Copy exactly the lines from the start of the material through the line with "const conflictShare = [21.7, 50, 33.3];". Pictures stay out of the copy.
***
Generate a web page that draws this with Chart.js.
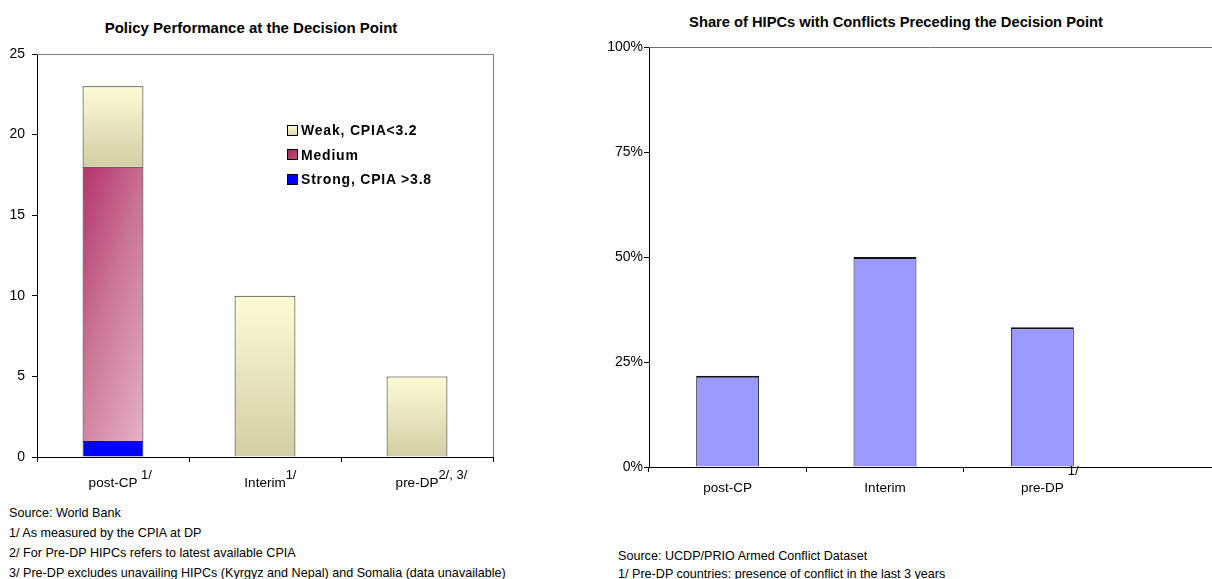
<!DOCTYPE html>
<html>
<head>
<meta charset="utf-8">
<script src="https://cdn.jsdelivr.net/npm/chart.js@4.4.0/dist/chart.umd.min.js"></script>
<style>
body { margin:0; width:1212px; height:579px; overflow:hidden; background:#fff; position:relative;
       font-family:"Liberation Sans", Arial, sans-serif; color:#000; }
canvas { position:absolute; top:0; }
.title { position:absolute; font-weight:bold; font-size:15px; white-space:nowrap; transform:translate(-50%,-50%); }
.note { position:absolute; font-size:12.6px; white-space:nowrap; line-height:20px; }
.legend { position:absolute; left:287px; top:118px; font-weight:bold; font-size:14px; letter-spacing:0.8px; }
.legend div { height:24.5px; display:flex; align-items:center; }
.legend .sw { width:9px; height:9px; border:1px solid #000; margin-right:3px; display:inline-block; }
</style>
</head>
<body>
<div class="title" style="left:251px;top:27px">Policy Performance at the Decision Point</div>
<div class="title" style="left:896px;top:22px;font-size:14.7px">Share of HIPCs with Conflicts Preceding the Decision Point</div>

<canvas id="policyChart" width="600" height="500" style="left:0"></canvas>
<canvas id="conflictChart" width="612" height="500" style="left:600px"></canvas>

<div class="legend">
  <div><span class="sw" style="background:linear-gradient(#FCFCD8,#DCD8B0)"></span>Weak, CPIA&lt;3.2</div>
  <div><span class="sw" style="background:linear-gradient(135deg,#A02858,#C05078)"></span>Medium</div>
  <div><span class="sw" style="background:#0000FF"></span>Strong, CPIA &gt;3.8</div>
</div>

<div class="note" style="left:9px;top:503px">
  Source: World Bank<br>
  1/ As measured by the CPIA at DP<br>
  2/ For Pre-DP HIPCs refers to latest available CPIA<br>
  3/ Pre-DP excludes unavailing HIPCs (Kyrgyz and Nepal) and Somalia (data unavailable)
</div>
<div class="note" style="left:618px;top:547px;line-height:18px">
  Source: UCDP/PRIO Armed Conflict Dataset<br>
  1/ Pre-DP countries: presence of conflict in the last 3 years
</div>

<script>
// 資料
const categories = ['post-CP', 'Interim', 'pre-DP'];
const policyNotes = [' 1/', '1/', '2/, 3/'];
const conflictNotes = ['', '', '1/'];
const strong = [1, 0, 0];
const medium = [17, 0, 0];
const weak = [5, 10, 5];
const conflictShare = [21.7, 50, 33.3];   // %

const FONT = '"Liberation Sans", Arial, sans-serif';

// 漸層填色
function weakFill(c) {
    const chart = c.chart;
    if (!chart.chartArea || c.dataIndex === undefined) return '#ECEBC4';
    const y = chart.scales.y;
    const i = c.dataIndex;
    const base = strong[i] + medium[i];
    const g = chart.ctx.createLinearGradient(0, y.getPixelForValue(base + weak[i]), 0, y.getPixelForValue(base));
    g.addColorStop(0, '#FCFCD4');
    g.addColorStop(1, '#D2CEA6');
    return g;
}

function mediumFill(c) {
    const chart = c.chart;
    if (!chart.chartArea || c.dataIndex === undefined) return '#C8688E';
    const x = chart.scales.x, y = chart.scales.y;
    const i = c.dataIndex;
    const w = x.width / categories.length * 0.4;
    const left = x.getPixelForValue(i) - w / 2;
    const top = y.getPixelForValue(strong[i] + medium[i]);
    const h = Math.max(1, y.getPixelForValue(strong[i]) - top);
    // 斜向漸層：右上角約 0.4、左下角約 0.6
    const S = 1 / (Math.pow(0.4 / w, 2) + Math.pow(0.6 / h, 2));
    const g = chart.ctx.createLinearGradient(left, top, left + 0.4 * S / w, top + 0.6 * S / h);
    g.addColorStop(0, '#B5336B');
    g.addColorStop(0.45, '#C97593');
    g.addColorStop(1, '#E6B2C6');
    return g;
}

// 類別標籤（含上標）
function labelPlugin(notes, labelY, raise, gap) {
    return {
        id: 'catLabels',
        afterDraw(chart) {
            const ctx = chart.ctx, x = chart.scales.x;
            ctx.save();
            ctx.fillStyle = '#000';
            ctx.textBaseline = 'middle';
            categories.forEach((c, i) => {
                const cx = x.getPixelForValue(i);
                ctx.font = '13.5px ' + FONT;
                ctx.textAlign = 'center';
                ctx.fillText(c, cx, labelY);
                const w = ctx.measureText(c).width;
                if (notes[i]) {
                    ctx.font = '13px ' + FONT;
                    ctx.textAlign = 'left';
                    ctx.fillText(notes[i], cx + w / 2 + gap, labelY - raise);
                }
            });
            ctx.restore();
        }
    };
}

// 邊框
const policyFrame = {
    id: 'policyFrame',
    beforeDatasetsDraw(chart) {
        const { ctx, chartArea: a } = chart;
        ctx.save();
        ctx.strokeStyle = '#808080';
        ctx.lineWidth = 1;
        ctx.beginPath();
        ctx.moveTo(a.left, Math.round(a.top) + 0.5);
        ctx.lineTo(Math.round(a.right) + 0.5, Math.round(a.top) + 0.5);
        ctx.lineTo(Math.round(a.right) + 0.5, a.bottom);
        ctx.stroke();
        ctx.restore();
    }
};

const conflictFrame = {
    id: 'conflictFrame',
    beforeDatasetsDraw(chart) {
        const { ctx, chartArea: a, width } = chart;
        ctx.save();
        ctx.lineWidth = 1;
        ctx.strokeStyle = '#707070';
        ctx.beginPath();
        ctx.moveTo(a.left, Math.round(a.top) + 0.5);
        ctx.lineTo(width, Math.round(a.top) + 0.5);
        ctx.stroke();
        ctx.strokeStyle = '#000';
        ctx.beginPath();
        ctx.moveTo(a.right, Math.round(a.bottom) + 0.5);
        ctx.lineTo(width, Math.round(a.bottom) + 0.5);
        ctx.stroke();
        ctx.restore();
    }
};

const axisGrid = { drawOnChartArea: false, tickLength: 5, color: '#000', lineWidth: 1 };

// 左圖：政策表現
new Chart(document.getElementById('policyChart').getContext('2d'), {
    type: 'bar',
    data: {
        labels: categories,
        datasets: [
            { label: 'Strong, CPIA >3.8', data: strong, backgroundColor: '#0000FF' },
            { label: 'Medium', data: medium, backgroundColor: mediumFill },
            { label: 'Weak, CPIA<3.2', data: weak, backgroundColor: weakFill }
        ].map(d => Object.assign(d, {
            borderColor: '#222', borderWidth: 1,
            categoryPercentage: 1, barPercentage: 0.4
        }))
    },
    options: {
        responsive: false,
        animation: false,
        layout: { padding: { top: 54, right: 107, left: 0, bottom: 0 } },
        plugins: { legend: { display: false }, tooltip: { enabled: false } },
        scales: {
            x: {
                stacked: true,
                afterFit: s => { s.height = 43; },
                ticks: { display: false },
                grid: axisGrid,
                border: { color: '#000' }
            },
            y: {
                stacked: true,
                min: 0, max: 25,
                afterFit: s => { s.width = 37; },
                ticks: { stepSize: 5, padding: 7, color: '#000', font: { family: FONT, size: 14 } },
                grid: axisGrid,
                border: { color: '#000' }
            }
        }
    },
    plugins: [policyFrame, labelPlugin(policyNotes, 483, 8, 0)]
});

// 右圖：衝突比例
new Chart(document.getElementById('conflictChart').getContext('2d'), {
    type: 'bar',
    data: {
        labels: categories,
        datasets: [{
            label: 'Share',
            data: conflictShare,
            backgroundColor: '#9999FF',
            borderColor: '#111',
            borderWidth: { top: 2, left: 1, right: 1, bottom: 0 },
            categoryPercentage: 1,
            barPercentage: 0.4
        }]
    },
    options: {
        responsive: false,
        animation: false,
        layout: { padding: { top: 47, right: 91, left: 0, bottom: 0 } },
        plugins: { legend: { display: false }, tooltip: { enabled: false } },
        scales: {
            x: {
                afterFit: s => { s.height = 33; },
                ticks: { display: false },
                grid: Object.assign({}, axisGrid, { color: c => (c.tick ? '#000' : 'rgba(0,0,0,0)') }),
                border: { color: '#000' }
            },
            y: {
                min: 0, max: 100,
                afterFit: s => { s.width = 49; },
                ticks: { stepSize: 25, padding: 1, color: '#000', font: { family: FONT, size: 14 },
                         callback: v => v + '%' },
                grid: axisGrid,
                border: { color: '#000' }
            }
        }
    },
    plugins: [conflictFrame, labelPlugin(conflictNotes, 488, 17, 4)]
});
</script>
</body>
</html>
***
## FULL ANSWER
Generate a web page that draws this with Chart.js.
<!DOCTYPE html>
<html>
<head>
<meta charset="utf-8">
<script src="https://cdn.jsdelivr.net/npm/chart.js@4.4.0/dist/chart.umd.min.js"></script>
<style>
body { margin:0; width:1212px; height:579px; overflow:hidden; background:#fff; position:relative;
       font-family:"Liberation Sans", Arial, sans-serif; color:#000; }
canvas { position:absolute; top:0; }
.title { position:absolute; font-weight:bold; font-size:15px; white-space:nowrap; transform:translate(-50%,-50%); }
.note { position:absolute; font-size:12.6px; white-space:nowrap; line-height:20px; }
.legend { position:absolute; left:287px; top:118px; font-weight:bold; font-size:14px; letter-spacing:0.8px; }
.legend div { height:24.5px; display:flex; align-items:center; }
.legend .sw { width:9px; height:9px; border:1px solid #000; margin-right:3px; display:inline-block; }
</style>
</head>
<body>
<div class="title" style="left:251px;top:27px">Policy Performance at the Decision Point</div>
<div class="title" style="left:896px;top:22px;font-size:14.7px">Share of HIPCs with Conflicts Preceding the Decision Point</div>

<canvas id="policyChart" width="600" height="500" style="left:0"></canvas>
<canvas id="conflictChart" width="612" height="500" style="left:600px"></canvas>

<div class="legend">
  <div><span class="sw" style="background:linear-gradient(#FCFCD8,#DCD8B0)"></span>Weak, CPIA&lt;3.2</div>
  <div><span class="sw" style="background:linear-gradient(135deg,#A02858,#C05078)"></span>Medium</div>
  <div><span class="sw" style="background:#0000FF"></span>Strong, CPIA &gt;3.8</div>
</div>

<div class="note" style="left:9px;top:503px">
  Source: World Bank<br>
  1/ As measured by the CPIA at DP<br>
  2/ For Pre-DP HIPCs refers to latest available CPIA<br>
  3/ Pre-DP excludes unavailing HIPCs (Kyrgyz and Nepal) and Somalia (data unavailable)
</div>
<div class="note" style="left:618px;top:547px;line-height:18px">
  Source: UCDP/PRIO Armed Conflict Dataset<br>
  1/ Pre-DP countries: presence of conflict in the last 3 years
</div>

<script>
// 資料
const categories = ['post-CP', 'Interim', 'pre-DP'];
const policyNotes = [' 1/', '1/', '2/, 3/'];
const conflictNotes = ['', '', '1/'];
const strong = [1, 0, 0];
const medium = [17, 0, 0];
const weak = [5, 10, 5];
const conflictShare = [21.7, 50, 33.3];   // %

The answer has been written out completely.